La leçon que nous laisse aujourd’hui Joseph est la suivante : la vie nous réserve
toujours des adversités, cela est vrai, et face à elles nous pouvons aussi nous
sentir menacés, avoir peur, mais ce n’est pas en faisant sortir le pire de nous,
comme Hérode, que nous pourrons surmonter certains moments, mais plutôt en
nous comportant comme Joseph qui réagit à la peur avec le courage de faire
confiance à la Providence de Dieu. Aujourd’hui, je crois que nous devons prier
pour tous les migrants, tous les persécutés et tous ceux qui sont victimes de
circonstances défavorables: qu’elles soient politiques, historiques ou
personnelles. Mais pensons aux nombreuses personnes victimes des guerres et
qui veulent fuir leur patrie et ne le peuvent pas; pensons aux migrants qui
entreprennent cette route pour chercher la liberté et nombreux finissent sur la
route ou dans la mer; pensons à Jésus dans les bras de Joseph et Marie, en
fuite, et voyons en Lui chacun des migrants d’aujourd’hui. La migration
d’aujourd’hui est une réalité face à laquelle nous ne pouvons fermer les yeux.

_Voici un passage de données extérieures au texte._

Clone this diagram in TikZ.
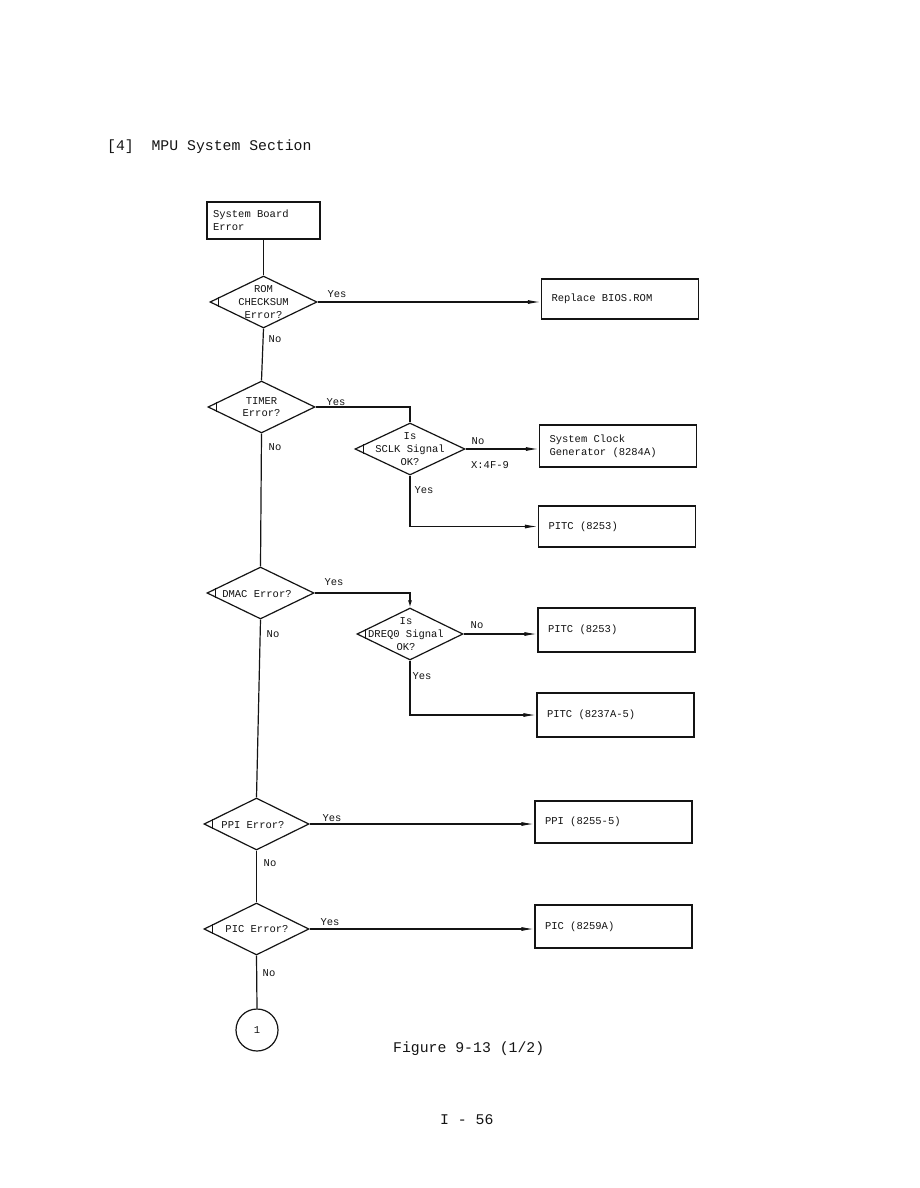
\documentclass[tikz,border=0pt]{standalone}
\usepackage{fontspec}
\setmainfont[WordSpace={1,0,0}]{Liberation Mono}
\usepackage{tikz}
\usetikzlibrary{arrows.meta,calc,shapes.geometric}
\definecolor{inkblack}{RGB}{20,20,20}
\newcommand{\chartsmall}{\fontsize{10.5}{12.8}\selectfont}
\newcommand{\chartlarge}{\fontsize{14.8}{17}\selectfont}
\newcommand{\fixedspaces}{\spaceskip=0pt\relax\xspaceskip=0pt\relax}
\tikzset{
  chartline/.style={line width=1.2pt,draw=inkblack},
  flow/.style={chartline,-{Latex[length=13pt,width=4pt]}},
  shortflow/.style={chartline,-{Latex[length=7pt,width=4pt]}},
  decision/.style={diamond,draw=inkblack,line width=1.2pt,
    minimum width=107pt,minimum height=52pt,inner sep=0pt},
  decisiontext/.style={font=\chartsmall,text=inkblack,align=center,inner sep=0pt},
  resultbox/.style={draw=inkblack,line width=1.2pt,minimum height=42pt,
    text width=137pt,inner xsep=10pt,align=left,font=\chartsmall,text=inkblack},
  startbox/.style={resultbox,minimum height=37pt,text width=101pt,inner xsep=6pt},
  connector/.style={circle,draw=inkblack,line width=1.2pt,minimum size=42pt,
    inner sep=0pt,font=\chartsmall,text=inkblack},
  branchlabel/.style={font=\chartsmall,text=inkblack,inner sep=0pt},
  pagetext/.style={font=\chartlarge,text=inkblack,anchor=west,inner sep=0pt}
}

\begin{document}
\begin{tikzpicture}[x=1pt,y=-1pt]
  \path[use as bounding box,fill=white] (0,0) rectangle (919,1188);

  \node[pagetext] (title) at (107,147) {[4]~~MPU System Section};

  % main column
  \node[startbox] (sbe) at (263.5,220.5) {\fixedspaces System Board\\Error};
  \node[decision] (d1) at (263.5,302) {};
  \node[decisiontext] (t1) at (d1) {ROM\\CHECKSUM\\Error?};
  \node[decision] (d2) at (261.5,407) {};
  \node[decisiontext] (t2) at (d2) {TIMER\\Error?};
  \node[decision] (d4) at (260.5,593) {};
  \node[decisiontext] (t4) at (257,594) {DMAC Error?};
  \node[decision,minimum width=105pt] (d6) at (256.5,824) {};
  \node[decisiontext] (t6) at (253,825) {PPI Error?};
  \node[decision,minimum width=105pt] (d7) at (256.5,929) {};
  \node[decisiontext] (t7) at (257,929) {PIC Error?};
  \node[connector] (c1) at (257,1030) {1};

  % sub decisions
  \node[decision,minimum width=110pt] (d3) at (410,449) {};
  \node[decisiontext] (t3) at (d3) {Is\\SCLK Signal\\OK?};
  \node[decision,minimum width=106pt] (d5) at (410,634) {};
  \node[decisiontext] (t5) at (406,634) {Is\\DREQ0 Signal\\OK?};

  % results
  \node[resultbox,minimum height=40pt] (bios) at (620,299) {\fixedspaces Replace BIOS.ROM};
  \node[resultbox] (clk) at (618,446) {\fixedspaces System Clock\\Generator (8284A)};
  \node[resultbox,minimum height=41pt] (pitca) at (617,526.5) {\fixedspaces PITC (8253)};
  \node[resultbox,minimum height=44pt] (pitcb) at (616.5,630) {\fixedspaces PITC (8253)};
  \node[resultbox,minimum height=44pt] (pitcc) at (615.5,715) {\fixedspaces PITC (8237A-5)};
  \node[resultbox] (ppi) at (613.5,822) {\fixedspaces PPI (8255-5)};
  \node[resultbox,minimum height=43pt] (pic) at (613.5,926.5) {\fixedspaces PIC (8259A)};

  % left corner ticks of the decisions
  \foreach \d in {d1,d2,d3,d4,d5,d6,d7}
    \draw[chartline,line width=0.9pt] ($(\d.west)!0.17!(\d.north)$) -- ($(\d.west)!0.17!(\d.south)$);

  % connectors
  \draw[chartline] (sbe.south) -- (d1.north);
  \draw[flow] (d1.east) -- (d1.east -| bios.west);
  \draw[chartline] (d1.south) -- (d2.north);
  \draw[chartline] (d2.east) -| (d3.north);
  \draw[flow] (d3.east) -- (d3.east -| clk.west);
  \draw[flow] (d3.south) |- (pitca.west);
  \draw[chartline] (d2.south) -- (d4.north);
  \draw[shortflow] (d4.east) -| (d5.north);
  \draw[flow] (d5.east) -- (d5.east -| pitcb.west);
  \draw[flow] (d5.south) |- (pitcc.west);
  \draw[chartline] (d4.south) -- (d6.north);
  \draw[flow] (d6.east) -- (d6.east -| ppi.west);
  \draw[chartline] (d6.south) -- (d7.north);
  \draw[flow] (d7.east) -- (d7.east -| pic.west);
  \draw[chartline] (d7.south) -- (c1.north);

  % branch labels
  \node[branchlabel] (y1) at (337,294) {Yes};
  \node[branchlabel] (n1) at (275,339) {No};
  \node[branchlabel] (y2) at (336,402) {Yes};
  \node[branchlabel] (n2) at (275,447) {No};
  \node[branchlabel] (n3) at (478,441) {No};
  \node[branchlabel] (x3) at (490,465) {X:4F-9};
  \node[branchlabel] (y3) at (424,490) {Yes};
  \node[branchlabel] (y4) at (334,582) {Yes};
  \node[branchlabel] (n4) at (273,634) {No};
  \node[branchlabel] (n5) at (477,625) {No};
  \node[branchlabel] (y5) at (422,676) {Yes};
  \node[branchlabel] (y6) at (332,818) {Yes};
  \node[branchlabel] (n6) at (270,863) {No};
  \node[branchlabel] (y7) at (330,922) {Yes};
  \node[branchlabel] (n7) at (269,973) {No};

  \node[pagetext] (caption) at (393,1049) {Figure 9-13 (1/2)};
  \node[pagetext] (pageno) at (440,1120) {I - 56};
\end{tikzpicture}
\end{document}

C’est un scandale social de l’humanité.
Saint Joseph,
Toi qui as fait l’expérience de la souffrance de ceux qui doivent fuir
Toi qui as été contraint de fuir
pour sauver la vie des personnes qui te sont chères,
protège tous ceux qui fuient à cause de la guerre,
de la haine, de la faim.
Soutiens-les dans leurs difficultés,
Renforce-les dans l’espérance, et fais-leur rencontrer l’accueil et la solidarité.
Guide leurs pas et ouvres les cœurs de ceux qui peuvent les aider. Amen.